Now, after the injuries, etc., I find myself having to really try just to be decent at running. This has been new territory for me for several years now. I let myself off easy by just having fun running and run/walking races with my husband. That served me well because now he runs races with me! What it didn’t do is make me work really hard. Now that it is harder for me I find myself wanting to know what I can really do. How much can I push myself? Have I ever really pushed myself to my limits? I don’t think so.

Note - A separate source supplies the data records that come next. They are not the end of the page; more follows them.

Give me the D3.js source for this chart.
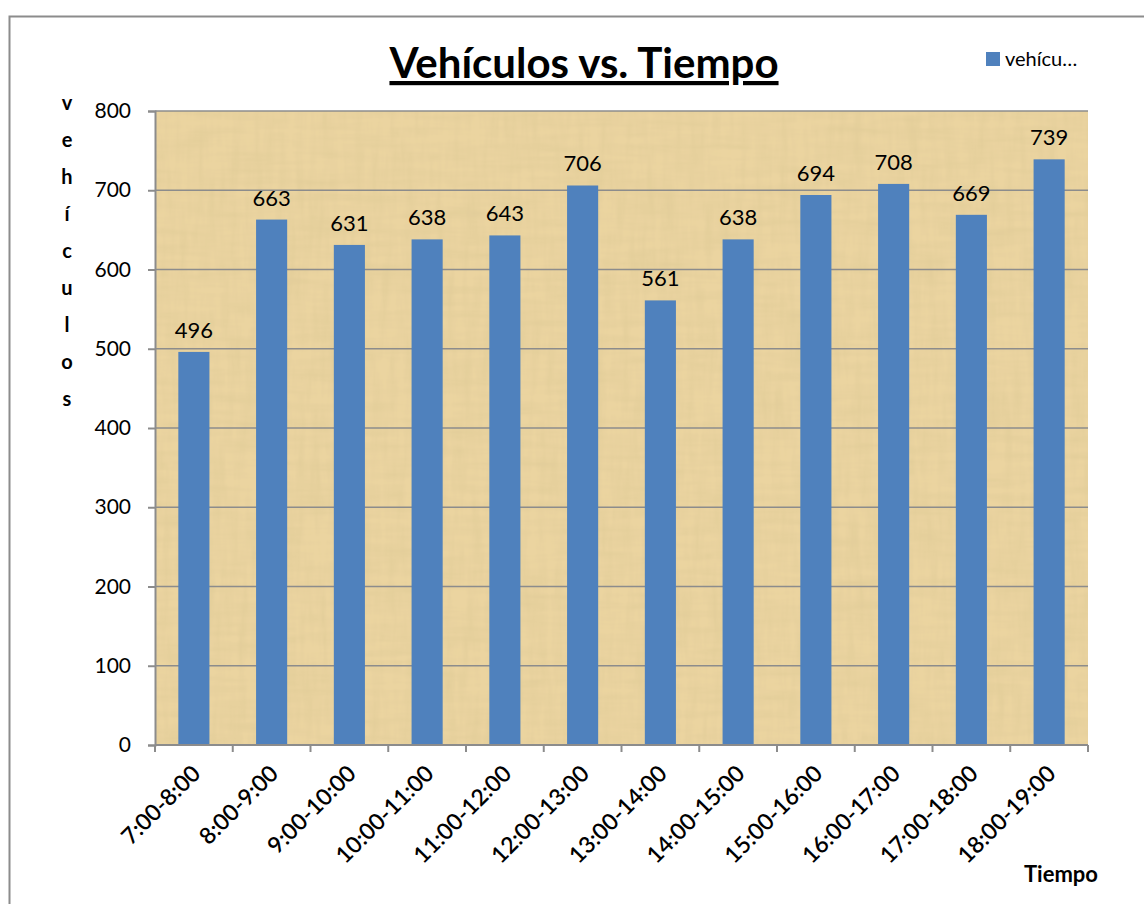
<!DOCTYPE html>
<html>
<head>
<meta charset="utf-8">
<script src="https://cdn.jsdelivr.net/npm/d3@7"></script>
<style>
  body { margin: 0; background: #fff; }
  text { font-family: Lato, "Open Sans", sans-serif; fill: #000; }
</style>
</head>
<body>
<svg id="chart"></svg>
<script>
const categories = ['7:00-8:00', '8:00-9:00', '9:00-10:00', '10:00-11:00', '11:00-12:00', '12:00-13:00',
  '13:00-14:00', '14:00-15:00', '15:00-16:00', '16:00-17:00', '17:00-18:00', '18:00-19:00'];
const vehiculos = [496, 663, 631, 638, 643, 706, 561, 638, 694, 708, 669, 739];
const yTicks = [0, 100, 200, 300, 400, 500, 600, 700, 800];

const width = 1144, height = 904;
const margin = { top: 111, right: 56, bottom: 159, left: 155 };
const w = width - margin.left - margin.right;
const h = height - margin.top - margin.bottom;

const svg = d3.select('#chart').attr('width', width).attr('height', height);

// papyrus-like texture for the plot area
const defs = svg.append('defs');
const filt = defs.append('filter').attr('id', 'paper').attr('x', 0).attr('y', 0).attr('width', 1).attr('height', 1);
filt.append('feTurbulence').attr('type', 'fractalNoise').attr('baseFrequency', '0.12 0.015').attr('numOctaves', 3).attr('seed', 7).attr('result', 'n1');
filt.append('feTurbulence').attr('type', 'fractalNoise').attr('baseFrequency', '0.015 0.12').attr('numOctaves', 3).attr('seed', 3).attr('result', 'n2');
filt.append('feBlend').attr('in', 'n1').attr('in2', 'n2').attr('mode', 'multiply').attr('result', 'noise');
filt.append('feColorMatrix').attr('in', 'noise').attr('type', 'matrix')
  .attr('values', '0 0 0 0 0.6  0 0 0 0 0.5  0 0 0 0 0.25  -0.6 0 0 0 0.35').attr('result', 'tint');
filt.append('feComposite').attr('in', 'tint').attr('in2', 'SourceGraphic').attr('operator', 'atop');

svg.append('rect')
  .attr('x', 9.5).attr('y', 16.5).attr('width', 1140).attr('height', 900)
  .attr('fill', 'none').attr('stroke', '#8c8c8c').attr('stroke-width', 2);

const g = svg.append('g').attr('transform', `translate(${margin.left},${margin.top})`);

const x = d3.scaleBand().domain(categories).range([0, w]).paddingInner(0.6).paddingOuter(0.3);
const y = d3.scaleLinear().domain([0, 800]).range([h, 0]);

g.append('rect').attr('width', w).attr('height', h).attr('fill', '#ebd4a0').attr('filter', 'url(#paper)');

// gridlines
g.append('g')
  .selectAll('line').data(yTicks.slice(1)).join('line')
  .attr('x1', 0).attr('x2', w)
  .attr('y1', d => y(d)).attr('y2', d => y(d))
  .attr('stroke', '#8c8c8c').attr('stroke-width', 1.5);

// bars
g.selectAll('.bar').data(vehiculos).join('rect')
  .attr('class', 'bar')
  .attr('x', (d, i) => x(categories[i]))
  .attr('y', d => y(d))
  .attr('width', x.bandwidth())
  .attr('height', d => h - y(d))
  .attr('fill', '#4f81bd');

// data labels
g.selectAll('.lbl').data(vehiculos).join('text')
  .attr('x', (d, i) => x(categories[i]) + x.bandwidth() / 2)
  .attr('y', d => y(d) - 14)
  .attr('text-anchor', 'middle')
  .style('font-size', '22px')
  .text(d => d);

// y axis
const yAxis = g.append('g')
  .call(d3.axisLeft(y).tickValues(yTicks).tickSize(7).tickPadding(17));
yAxis.select('.domain').attr('stroke', '#8c8c8c').attr('stroke-width', 2);
yAxis.selectAll('line').attr('stroke', '#8c8c8c').attr('stroke-width', 2);
yAxis.selectAll('text').style('font-size', '21px').style('font-family', 'Lato, "Open Sans", sans-serif').attr('fill', '#000');

// x axis with ticks at band boundaries
const bounds = d3.range(categories.length + 1).map(i => i * w / categories.length);
g.append('line').attr('x1', 0).attr('x2', w).attr('y1', h).attr('y2', h)
  .attr('stroke', '#8c8c8c').attr('stroke-width', 2);
g.append('g').selectAll('line').data(bounds).join('line')
  .attr('x1', d => d).attr('x2', d => d).attr('y1', h).attr('y2', h + 7)
  .attr('stroke', '#8c8c8c').attr('stroke-width', 2);

g.append('g').selectAll('text').data(categories).join('text')
  .attr('transform', d => `translate(${x(d) + x.bandwidth() / 2 + 8},${h + 30}) rotate(-45)`)
  .attr('text-anchor', 'end')
  .style('font-size', '23px')
  .style('font-weight', 600)
  .text(d => d);

// title
svg.append('text')
  .attr('x', 584).attr('y', 78)
  .attr('text-anchor', 'middle')
  .style('font-size', '42px').style('font-weight', 'bold')
  .style('text-decoration', 'underline')
  .text('Vehículos vs. Tiempo');

// y axis title, stacked letters
svg.append('g').selectAll('text').data('vehículos'.split('')).join('text')
  .attr('x', 67).attr('y', (d, i) => 110 + i * 37)
  .attr('text-anchor', 'middle')
  .style('font-size', '20px').style('font-weight', 'bold')
  .text(d => d);

// x axis title
svg.append('text')
  .attr('x', 1098).attr('y', 882)
  .attr('text-anchor', 'end')
  .style('font-size', '22px').style('font-weight', 'bold')
  .text('Tiempo');

// legend
svg.append('rect').attr('x', 986).attr('y', 52).attr('width', 14).attr('height', 14).attr('fill', '#4f81bd');
svg.append('text').attr('x', 1005).attr('y', 66).style('font-size', '20px').text('vehícu…');
</script>
</body>
</html>
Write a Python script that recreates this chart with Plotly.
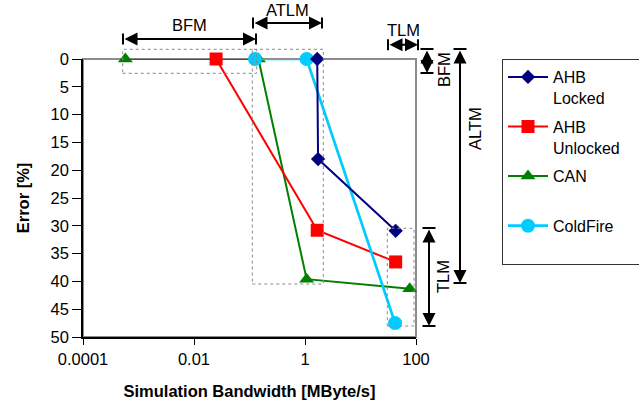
import plotly.graph_objects as go

# ---------------- data ----------------
series_names = ["AHB<br>Locked", "AHB<br>Unlocked\u00a0\u00a0\u00a0", "CAN<br>\u00a0", "ColdFire<br>\u00a0"]
ahb_locked_x = [1.66, 1.72, 43.0]
ahb_locked_y = [0, 18.0, 30.9]
ahb_unlocked_x = [0.025, 1.66, 43.0]
ahb_unlocked_y = [0, 30.8, 36.5]
can_x = [0.00058, 0.145, 1.07, 77.0]
can_y = [0, 0, 39.6, 41.3]
coldfire_x = [0.126, 1.07, 42.0]
coldfire_y = [0, 0, 47.5]

x_tick_vals = [0.0001, 0.01, 1, 100]
x_tick_text = ["0.0001", "0.01", "1", "100"]
y_tick_vals = [0, 5, 10, 15, 20, 25, 30, 35, 40, 45, 50]

FONT = "Liberation Sans, Arial, sans-serif"

# plot area in window pixels (for decorations)
L, R, T, B = 83, 416, 59, 337
W, H = 639, 404


def px(xp):
    return (xp - L) / (R - L)


def py(yp):
    return (B - yp) / (B - T)


fig = go.Figure()

styles = [
    dict(color="#000080", symbol="diamond", size=11, lw=2),
    dict(color="#FF0000", symbol="square", size=13, lw=2),
    dict(color="#008000", symbol="triangle-up", size=13, lw=2),
    dict(color="#00CCFF", symbol="circle", size=14, lw=2.7),
]
data = [
    (ahb_locked_x, ahb_locked_y),
    (ahb_unlocked_x, ahb_unlocked_y),
    (can_x, can_y),
    (coldfire_x, coldfire_y),
]
draw_order = [2, 1, 3, 0]
for i in draw_order:
    s = styles[i]
    xs, ys = data[i]
    fig.add_trace(go.Scatter(
        x=xs, y=ys, mode="lines+markers", name=series_names[i],
        legendrank=i + 1, legendgroup="g%d" % i,
        line=dict(color=s["color"], width=s["lw"]),
        marker=dict(color=s["color"], symbol=s["symbol"], size=s["size"],
                    line=dict(width=0)),
        cliponaxis=False,
    ))

shapes = []
# plot frame (gray top/right)
shapes.append(dict(type="rect", xref="paper", yref="paper", x0=0, x1=1, y0=0, y1=1,
                   line=dict(color="#8c8c8c", width=2), layer="below"))
# dotted region boxes
for (x0, x1, y0, y1) in [(122.7, 256.7, 49.3, 73.3), (252.3, 323.3, 49.3, 284),
                         (387.3, 414, 228.3, 326)]:
    shapes.append(dict(type="rect", xref="paper", yref="paper",
                       x0=px(x0), x1=px(x1), y0=py(y1), y1=py(y0),
                       line=dict(color="#8a8a8a", width=1, dash="dot")))

annotations = []


def arrow(x0, y0, x1, y1):
    annotations.append(dict(xref="paper", yref="paper", axref="pixel", ayref="pixel",
                            x=px(x1), y=py(y1), ax=x0 - x1, ay=y0 - y1, text="",
                            showarrow=True, arrowhead=2, arrowside="end+start",
                            arrowsize=1.3, arrowwidth=2, arrowcolor="black",
                            standoff=0, startstandoff=0))


def label(x, y, text, angle=0):
    annotations.append(dict(xref="paper", yref="paper", x=px(x), y=py(y),
                            text=text, showarrow=False, textangle=angle,
                            xanchor="center", yanchor="middle",
                            font=dict(size=16.5, color="black", family=FONT)))


def harrow(x0, x1, y, text, ly):
    arrow(x0, y, x1, y)
    for xe in (x0, x1):
        shapes.append(dict(type="line", xref="paper", yref="paper", x0=px(xe), x1=px(xe),
                           y0=py(y - 5.5), y1=py(y + 5.5), line=dict(color="black", width=2)))
    label((x0 + x1) / 2, ly, text)


def varrow(x, y0, y1, text, lx, ly):
    arrow(x, y0, x, y1)
    for ye in (y0, y1):
        shapes.append(dict(type="line", xref="paper", yref="paper", x0=px(x - 6.5), x1=px(x + 6.5),
                           y0=py(ye), y1=py(ye), line=dict(color="black", width=2)))
    label(lx, ly, text, -90)


harrow(123, 256, 39, "BFM", 25)
harrow(253, 322, 23, "ATLM", 10)
harrow(388, 418, 44.7, "TLM", 30)
varrow(427, 49, 73, "BFM", 444, 70)
varrow(460, 49, 283, "ALTM", 475, 128)
varrow(429, 228, 326, "TLM", 443, 277)

fig.update_layout(
    width=W, height=H,
    margin=dict(l=L, r=W - R, t=T, b=H - B, pad=0, autoexpand=False),
    paper_bgcolor="white", plot_bgcolor="white",
    font=dict(family=FONT, size=16.5, color="black"),
    shapes=shapes, annotations=annotations,
    showlegend=True,
    legend=dict(x=px(502), y=1, xanchor="left", yanchor="top",
                bordercolor="#333333", borderwidth=1, bgcolor="white",
                valign="top", itemwidth=40, tracegroupgap=5,
                font=dict(size=16, family=FONT, color="black")),
)
fig.update_xaxes(type="log", range=[-4, 2], tickvals=x_tick_vals, ticktext=x_tick_text,
                 ticks="outside", ticklen=6, tickcolor="black", showgrid=False, zeroline=False,
                 showline=True, linecolor="black", linewidth=1.5, automargin=False,
                 ticklabelstandoff=0,
                 title=dict(text="<b>Simulation Bandwidth [MByte/s]</b>", standoff=19,
                            font=dict(size=16.5)))
fig.update_yaxes(range=[50, 0], tickvals=y_tick_vals,
                 ticks="outside", ticklen=9, tickcolor="black", showgrid=False, zeroline=False,
                 showline=True, linecolor="black", linewidth=1.5, automargin=False,
                 ticklabelstandoff=0,
                 title=dict(text="<b>Error [%]</b>", standoff=17, font=dict(size=16.5)))

fig.write_html("out.html", config={"displayModeBar": False},
               post_script="document.body.style.margin='0px';")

So even though I believe in myself, I know I am really going to have to push myself harder than I have before. I will have to see how tough I really am. I will have to prove to myself that not only can I push my limits but I can train myself. If I can’t train myself and push myself how can I expect others to really push themselves? I’m always saying I like to help others see their potential and realize they can do it but I guess I haven’t been realizing my own potential. So, I think that might be my why!! It is great how running can bring answers to you when you aren’t even trying!! This is one thing I really love about being on a run by myself, it gives me answers as I just run along.
I hope you are having a great weekend so far!